* _Instruction_:
Please write out the complete listing that follows, exactly as it reads.

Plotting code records
════

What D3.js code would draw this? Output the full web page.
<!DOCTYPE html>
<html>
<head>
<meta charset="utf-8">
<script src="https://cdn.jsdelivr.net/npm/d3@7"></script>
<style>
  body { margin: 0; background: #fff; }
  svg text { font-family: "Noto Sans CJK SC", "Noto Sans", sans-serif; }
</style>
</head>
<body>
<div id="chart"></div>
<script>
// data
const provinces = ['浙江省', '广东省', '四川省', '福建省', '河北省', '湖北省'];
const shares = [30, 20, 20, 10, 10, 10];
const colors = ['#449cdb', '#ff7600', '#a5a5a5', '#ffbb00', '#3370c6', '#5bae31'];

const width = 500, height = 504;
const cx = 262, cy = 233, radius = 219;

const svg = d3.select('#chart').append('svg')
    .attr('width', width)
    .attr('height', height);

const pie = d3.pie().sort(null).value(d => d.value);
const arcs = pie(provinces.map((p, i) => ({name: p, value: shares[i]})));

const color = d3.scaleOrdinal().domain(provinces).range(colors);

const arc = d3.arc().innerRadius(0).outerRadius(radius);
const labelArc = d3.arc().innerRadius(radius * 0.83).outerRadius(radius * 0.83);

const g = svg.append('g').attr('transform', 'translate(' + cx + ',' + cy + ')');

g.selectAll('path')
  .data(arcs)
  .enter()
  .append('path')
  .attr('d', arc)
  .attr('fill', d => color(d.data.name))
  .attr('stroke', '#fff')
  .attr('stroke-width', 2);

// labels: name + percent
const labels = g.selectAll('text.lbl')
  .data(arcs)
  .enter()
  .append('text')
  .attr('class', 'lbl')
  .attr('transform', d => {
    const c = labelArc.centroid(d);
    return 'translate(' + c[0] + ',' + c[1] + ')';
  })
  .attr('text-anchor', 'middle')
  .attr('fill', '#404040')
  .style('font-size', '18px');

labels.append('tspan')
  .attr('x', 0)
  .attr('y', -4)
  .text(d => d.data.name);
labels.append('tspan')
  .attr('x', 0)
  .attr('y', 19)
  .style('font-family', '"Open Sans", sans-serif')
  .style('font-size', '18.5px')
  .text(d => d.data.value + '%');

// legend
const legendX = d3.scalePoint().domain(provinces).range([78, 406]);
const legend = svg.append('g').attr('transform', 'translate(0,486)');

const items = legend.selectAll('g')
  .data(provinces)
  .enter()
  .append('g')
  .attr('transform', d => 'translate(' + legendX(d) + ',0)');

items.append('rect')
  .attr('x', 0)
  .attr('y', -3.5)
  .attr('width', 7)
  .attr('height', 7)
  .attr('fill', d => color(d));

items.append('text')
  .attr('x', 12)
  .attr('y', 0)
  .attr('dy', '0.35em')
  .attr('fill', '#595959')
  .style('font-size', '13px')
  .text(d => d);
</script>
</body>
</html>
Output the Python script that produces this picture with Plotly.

════

* _Response to the task_:
What D3.js code would draw this? Output the full web page.
<!DOCTYPE html>
<html>
<head>
<meta charset="utf-8">
<script src="https://cdn.jsdelivr.net/npm/d3@7"></script>
<style>
  body { margin: 0; background: #fff; }
  svg text { font-family: "Noto Sans CJK SC", "Noto Sans", sans-serif; }
</style>
</head>
<body>
<div id="chart"></div>
<script>
// data
const provinces = ['浙江省', '广东省', '四川省', '福建省', '河北省', '湖北省'];
const shares = [30, 20, 20, 10, 10, 10];
const colors = ['#449cdb', '#ff7600', '#a5a5a5', '#ffbb00', '#3370c6', '#5bae31'];

const width = 500, height = 504;
const cx = 262, cy = 233, radius = 219;

const svg = d3.select('#chart').append('svg')
    .attr('width', width)
    .attr('height', height);

const pie = d3.pie().sort(null).value(d => d.value);
const arcs = pie(provinces.map((p, i) => ({name: p, value: shares[i]})));

const color = d3.scaleOrdinal().domain(provinces).range(colors);

const arc = d3.arc().innerRadius(0).outerRadius(radius);
const labelArc = d3.arc().innerRadius(radius * 0.83).outerRadius(radius * 0.83);

const g = svg.append('g').attr('transform', 'translate(' + cx + ',' + cy + ')');

g.selectAll('path')
  .data(arcs)
  .enter()
  .append('path')
  .attr('d', arc)
  .attr('fill', d => color(d.data.name))
  .attr('stroke', '#fff')
  .attr('stroke-width', 2);

// labels: name + percent
const labels = g.selectAll('text.lbl')
  .data(arcs)
  .enter()
  .append('text')
  .attr('class', 'lbl')
  .attr('transform', d => {
    const c = labelArc.centroid(d);
    return 'translate(' + c[0] + ',' + c[1] + ')';
  })
  .attr('text-anchor', 'middle')
  .attr('fill', '#404040')
  .style('font-size', '18px');

labels.append('tspan')
  .attr('x', 0)
  .attr('y', -4)
  .text(d => d.data.name);
labels.append('tspan')
  .attr('x', 0)
  .attr('y', 19)
  .style('font-family', '"Open Sans", sans-serif')
  .style('font-size', '18.5px')
  .text(d => d.data.value + '%');

// legend
const legendX = d3.scalePoint().domain(provinces).range([78, 406]);
const legend = svg.append('g').attr('transform', 'translate(0,486)');

const items = legend.selectAll('g')
  .data(provinces)
  .enter()
  .append('g')
  .attr('transform', d => 'translate(' + legendX(d) + ',0)');

items.append('rect')
  .attr('x', 0)
  .attr('y', -3.5)
  .attr('width', 7)
  .attr('height', 7)
  .attr('fill', d => color(d));

items.append('text')
  .attr('x', 12)
  .attr('y', 0)
  .attr('dy', '0.35em')
  .attr('fill', '#595959')
  .style('font-size', '13px')
  .text(d => d);
</script>
</body>
</html>
Output the Python script that produces this picture with Plotly.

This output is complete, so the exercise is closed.